Once an English drinking song
It was once true that all people who were born in the United States of America, spoke English, after they were old enough. That is no longer correct. It has been estimated that 15 million citizens of Mexico, illegally immigrated into our county. Many have been here for years and still did not learn to speak English, our nation language. Lots of them have raised big families and most of their children have not learned to speak and understand English.

"I think people who want to be a citizen of this country ought to learn English and they ought to learn to sing the national anthem in English." Here's why . . .

When Francis Scott Key penned "The Star-Spangled Banner," he lifted the melody from an old English drinking song. When the tune was accepted as our national anthem, that must have provided ample barroom fodder across the pond. A couple of centuries later, Jimi Hendrix rocked Woodstock?”and the country?? with his stunning and brilliant guitar riff take on it. Roseanne Barr Arnold got booed out of the ballpark with her tongue-in-cheek off-key belted-out version. Over the years, various recording artists have created their versions of "The Star-Spangled Banner." With such a mottled background, why shouldn't our national anthem have a Spanish-language version? Why is that scary and threatening to so many Americans?

The melody of our national anthem is stirring, though dreadful to sing. And then there are the lyrics, which were a nationalistic inspiration from the last ravages of a war. If I could re-write history, I'd rather our national anthem be "America, the Beautiful".

Quote Theodore Roosevelt, 1907:
In the first place, we should insist that if the immigrant who comes here in good faith, becomes an American and assimilates himself to us, he shall be treated on an exact equality with everyone else for it is an outrage to discriminate against any such man because of creed, or birthplace, or origin.

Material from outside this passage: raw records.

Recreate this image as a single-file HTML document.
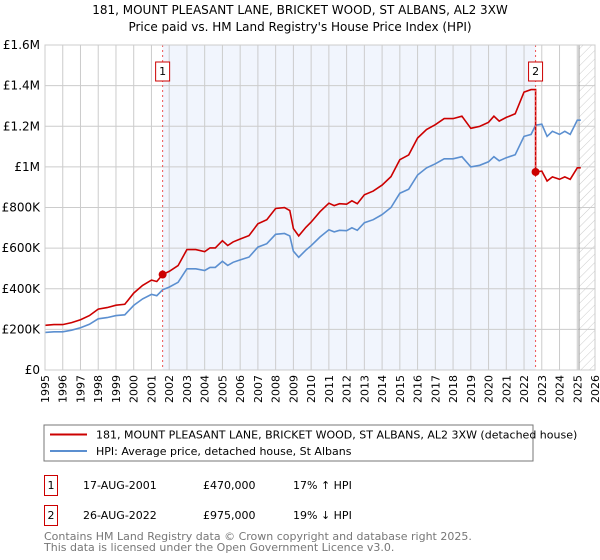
<!DOCTYPE html>
<html><head><meta charset="utf-8"><style>
body{margin:0;background:#fff;font-family:"DejaVu Sans","Liberation Sans",sans-serif;}
#wrap{position:relative;width:600px;height:560px;overflow:hidden;}
svg text{font-family:"DejaVu Sans","Liberation Sans",sans-serif;}
</style></head><body>
<div id="wrap">
<svg id="chart" width="600" height="560" viewBox="0 0 600 560">
<defs><pattern id="hatch" width="6" height="6" patternUnits="userSpaceOnUse" patternTransform="rotate(45)"><line x1="0" y1="0" x2="0" y2="6" stroke="#ccc" stroke-width="1"/></pattern></defs>
<text x="300" y="14" text-anchor="middle" font-size="12" fill="#000">181, MOUNT PLEASANT LANE, BRICKET WOOD, ST ALBANS, AL2 3XW</text>
<text x="300" y="31" text-anchor="middle" font-size="12" fill="#000">Price paid vs. HM Land Registry's House Price Index (HPI)</text>
<g id="plot"></g>
<rect x="44" y="425" width="489" height="36" fill="#fff" stroke="#777"/>
<line x1="50" y1="434.5" x2="87" y2="434.5" stroke="#cc0000" stroke-width="2"/>
<text x="96" y="438.5" font-size="11">181, MOUNT PLEASANT LANE, BRICKET WOOD, ST ALBANS, AL2 3XW (detached house)</text>
<line x1="50" y1="451" x2="87" y2="451" stroke="#5b8fd0" stroke-width="2"/>
<text x="96" y="455" font-size="11">HPI: Average price, detached house, St Albans</text>
<g>
<rect x="44.5" y="475.5" width="13" height="20" fill="#fff" stroke="#cc0000"/>
<text x="51" y="489" font-size="11" text-anchor="middle">1</text>
<text x="83" y="489" font-size="11">17-AUG-2001</text>
<text x="203" y="489" font-size="11">£470,000</text>
<text x="293" y="489" font-size="11">17% ↑ HPI</text></g>
<g>
<rect x="44.5" y="505.5" width="13" height="20" fill="#fff" stroke="#cc0000"/>
<text x="51" y="519" font-size="11" text-anchor="middle">2</text>
<text x="83" y="519" font-size="11">26-AUG-2022</text>
<text x="203" y="519" font-size="11">£975,000</text>
<text x="293" y="519" font-size="11">19% ↓ HPI</text></g>
<text x="44" y="540" font-size="11" fill="#777">Contains HM Land Registry data © Crown copyright and database right 2025.</text>
<text x="44" y="551" font-size="11" fill="#777">This data is licensed under the Open Government Licence v3.0.</text>
</svg></div>
<script>
const hpiYears=[1995,1995.5,1996,1996.5,1997,1997.5,1998,1998.5,1999,1999.5,2000,2000.5,2001,2001.3,2001.63,2002,2002.5,2003,2003.5,2004,2004.3,2004.6,2005,2005.3,2005.6,2006,2006.5,2007,2007.5,2008,2008.5,2008.8,2009,2009.3,2009.7,2010,2010.5,2011,2011.3,2011.6,2012,2012.3,2012.6,2013,2013.5,2014,2014.5,2015,2015.5,2016,2016.5,2017,2017.5,2018,2018.5,2019,2019.5,2020,2020.3,2020.6,2021,2021.5,2022,2022.4,2022.65,2023,2023.3,2023.6,2024,2024.3,2024.6,2025,2025.2];
const hpiValues=[185,188,188,196,208,225,252,258,268,272,318,350,372,366,395,408,432,498,498,490,505,505,535,515,530,542,556,605,622,668,672,660,585,555,590,612,655,690,680,688,686,700,688,725,740,765,800,870,890,960,995,1015,1040,1040,1050,1000,1008,1025,1050,1030,1045,1060,1150,1160,1205,1210,1150,1175,1160,1175,1160,1230,1230];
const saleYears=[2001.63,2022.65];
const saleValues=[470,975];
const yTicks=[0,200,400,600,800,1000,1200,1400,1600];
const yTickLabels=["£0","£200K","£400K","£600K","£800K","£1M","£1.2M","£1.4M","£1.6M"];
const xTicks=[1995,1996,1997,1998,1999,2000,2001,2002,2003,2004,2005,2006,2007,2008,2009,2010,2011,2012,2013,2014,2015,2016,2017,2018,2019,2020,2021,2022,2023,2024,2025,2026];
const X0=45,X1=595,Y0=370,Y1=45;
const xs=y=>X0+(y-1995)/(2026-1995)*(X1-X0);
const ys=v=>Y0-v/1600*(Y0-Y1);
const NS="http://www.w3.org/2000/svg";
const plot=document.getElementById('plot');
function mk(tag,attrs,parent){const e=document.createElementNS(NS,tag);for(const k in attrs)e.setAttribute(k,attrs[k]);(parent||plot).appendChild(e);return e;}
let r=mk('rect',{x:X0,y:Y1,width:X1-X0,height:Y0-Y1,fill:'#fff'});


r=mk('rect',{x:xs(saleYears[0]),y:Y1,width:xs(saleYears[1])-xs(saleYears[0]),height:Y0-Y1,fill:'#eef3fc',opacity:0.8});


r=mk('rect',{x:xs(2025.1),y:Y1,width:X1-xs(2025.1),height:Y0-Y1,fill:'url(#hatch)'});


xTicks.forEach((t,i)=>{
  const l=mk('line',{x1:xs(t),x2:xs(t),y1:Y1,y2:Y0,stroke:'#ccc','stroke-width':1});
  
  
  const tx=mk('text',{x:0,y:0,'font-size':11,'text-anchor':'end',transform:`translate(${xs(t)+4},${Y0+5}) rotate(-90)`});
  tx.textContent=t;
  
  
});
yTicks.forEach((t,i)=>{
  const l=mk('line',{x1:X0,x2:X1,y1:ys(t),y2:ys(t),stroke:'#ccc','stroke-width':1});
  
  
  const tx=mk('text',{x:X0-5,y:ys(t)+4,'font-size':12,'text-anchor':'end'});
  tx.textContent=yTickLabels[i];
  
  
});
let b=mk('line',{x1:xs(2025.1),x2:xs(2025.1),y1:Y1,y2:Y0,stroke:'#999','stroke-width':1});


function hpiAt(y){for(let i=1;i<hpiYears.length;i++){if(y<=hpiYears[i]){const f=(y-hpiYears[i-1])/(hpiYears[i]-hpiYears[i-1]);return hpiValues[i-1]+f*(hpiValues[i]-hpiValues[i-1]);}}return hpiValues[hpiValues.length-1];}
let d=hpiYears.map((y,i)=>(i?'L':'M')+xs(y).toFixed(1)+','+ys(hpiValues[i]).toFixed(1)).join('');
let p=mk('path',{d:d,fill:'none',stroke:'#5b8fd0','stroke-width':1.6});


const f1=saleValues[0]/hpiAt(saleYears[0]),f2=saleValues[1]/hpiAt(saleYears[1]);
let pts=[],lastPre=0;
hpiYears.forEach((y,i)=>{if(y<saleYears[1]){pts.push([y,hpiValues[i]*f1]);lastPre=hpiValues[i];}});
pts.push([saleYears[1],lastPre*f1]);
pts.push([saleYears[1],saleValues[1]]);
hpiYears.forEach((y,i)=>{if(y>saleYears[1])pts.push([y,hpiValues[i]*f2]);});
d=pts.map((q,i)=>(i?'L':'M')+xs(q[0]).toFixed(1)+','+ys(q[1]).toFixed(1)).join('');
p=mk('path',{d:d,fill:'none',stroke:'#cc0000','stroke-width':1.6});


saleYears.forEach((y,i)=>{
  const l=mk('line',{x1:xs(y),x2:xs(y),y1:Y1,y2:Y0,stroke:'#e55','stroke-width':1,'stroke-dasharray':'2,3'});
  
  
  const c=mk('circle',{cx:xs(y),cy:ys(saleValues[i]),r:4,fill:'#cc0000'});
  
  
  const bx=mk('rect',{x:xs(y)-7,y:62,width:14,height:19,fill:'#fff',stroke:'#cc0000'});
  
  
  const t=mk('text',{x:xs(y),y:75,'font-size':11,'text-anchor':'middle'});
  t.textContent=String(i+1);
  
  
});
r=mk('rect',{x:X0,y:Y1,width:X1-X0,height:Y0-Y1,fill:'none',stroke:'#ccc'});


</script>
</body></html>
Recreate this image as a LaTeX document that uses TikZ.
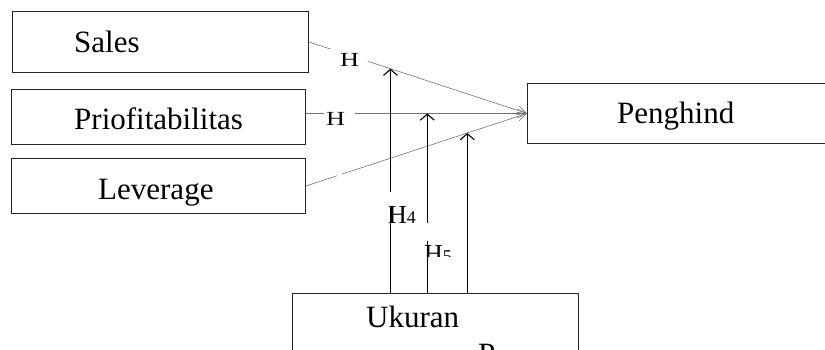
\documentclass[tikz,border=0pt]{standalone}
\usepackage{fontspec}
\setmainfont{Liberation Serif}
\usetikzlibrary{arrows.meta,calc}
\begin{document}
\begin{tikzpicture}[x=1pt,y=-1pt,
  box/.style={draw=black!85, line width=0.9pt, inner sep=0pt, anchor=north west},
  lbl/.style={inner sep=0pt, anchor=base west, font=\fontsize{31}{36}\selectfont},
  gline/.style={draw=black!55, line width=0.6pt},
  garrow/.style={-{Straight Barb[length=9pt,width=9pt,line width=0.6pt]}},
  vline/.style={draw=black, line width=1.1pt},
  varrow/.style={-{Straight Barb[length=6pt,width=14pt,line width=1.1pt]}},
  hlbl/.style={inner sep=0pt, font=\fontsize{25}{27}\selectfont}]
\clip (0,0) rectangle (825,349);
% boxes
\node[box, minimum width=296pt, minimum height=61pt] (sales) at (12,11) {};
\node[box, minimum width=294pt, minimum height=55pt] (prof) at (11,89) {};
\node[box, minimum width=294pt, minimum height=55pt] (lev) at (11,158) {};
\node[box, minimum width=320pt, minimum height=60pt] (peng) at (527,83) {};
\node[box, minimum width=286pt, minimum height=95pt] (uk) at (292,293) {};
% texts
\node[lbl] (tsales) at (74,52) {Sales};
\node[lbl] (tprof) at (74,129) {Priofitabilitas};
\node[lbl] (tlev) at (98,199) {Leverage};
\node[lbl] (tpeng) at (617,123) {Penghind};
\node[lbl] (tuk) at (366,327) {Ukuran};
\node[lbl] (tp) at (478,364) {P};
% gray connectors
\coordinate (pS) at (prof.east |- peng.west);
\draw[gline] (sales.east) -- ($(sales.east)!0.10!(peng.west)$);
\draw[gline,garrow] ($(sales.east)!0.27!(peng.west)$) -- (peng.west);
\node[hlbl] (h1) at (349.5,59.5) {\scalebox{1.05}[0.8]{H}};
\draw[gline] (pS) -- ($(pS)!0.081!(peng.west)$);
\draw[gline,garrow] ($(pS)!0.221!(peng.west)$) -- (peng.west);
\node[hlbl] (h2) at (335.5,118.5) {\scalebox{1.05}[0.8]{H}};
\draw[gline] (lev.east) -- ($(lev.east)!0.14!(peng.west)$);
\draw[gline,garrow] ($(lev.east)!0.162!(peng.west)$) -- (peng.west);
% moderating arrows
\coordinate (t1) at ($(sales.east)!0.374!(peng.west)$);
\coordinate (t2) at ($(pS)!0.549!(peng.west)$);
\coordinate (t3) at ($(lev.east)!0.73!(peng.west)$);
\coordinate (y1a) at (0,192);
\coordinate (y1b) at (0,207);
\coordinate (y2a) at (0,223);
\coordinate (y2b) at (0,241);
\node[inner sep=0pt, anchor=base west] (h4) at (388,223)
  {\fontsize{26}{28}\selectfont H\fontsize{18}{20}\selectfont 4};
\begin{scope}
  \clip (415,240) rectangle (480,256);
  \node[inner sep=0pt, anchor=base west] (h5) at (424,262)
    {\fontsize{26}{28}\selectfont H\fontsize{18}{20}\selectfont 5};
\end{scope}
\draw[vline] (t1 |- uk.north) -- (t1 |- y1b);
\draw[vline,varrow] (t1 |- y1a) -- (t1);
\draw[vline] (t2 |- uk.north) -- (t2 |- y2b);
\draw[vline,varrow] (t2 |- y2a) -- (t2);
\draw[vline,varrow] (t3 |- uk.north) -- (t3);
\end{tikzpicture}
\end{document}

But this is predicated upon the person's becoming in every facet an American, and nothing but an American... There can be no divided allegiance here. Any man who says he is an American, but something else also, isn't an American at all. We have room for but one flag, the American flag... We have room for but one language here, and that is the English language... and we have room for but one sole loyalty and that is a loyalty to the American people."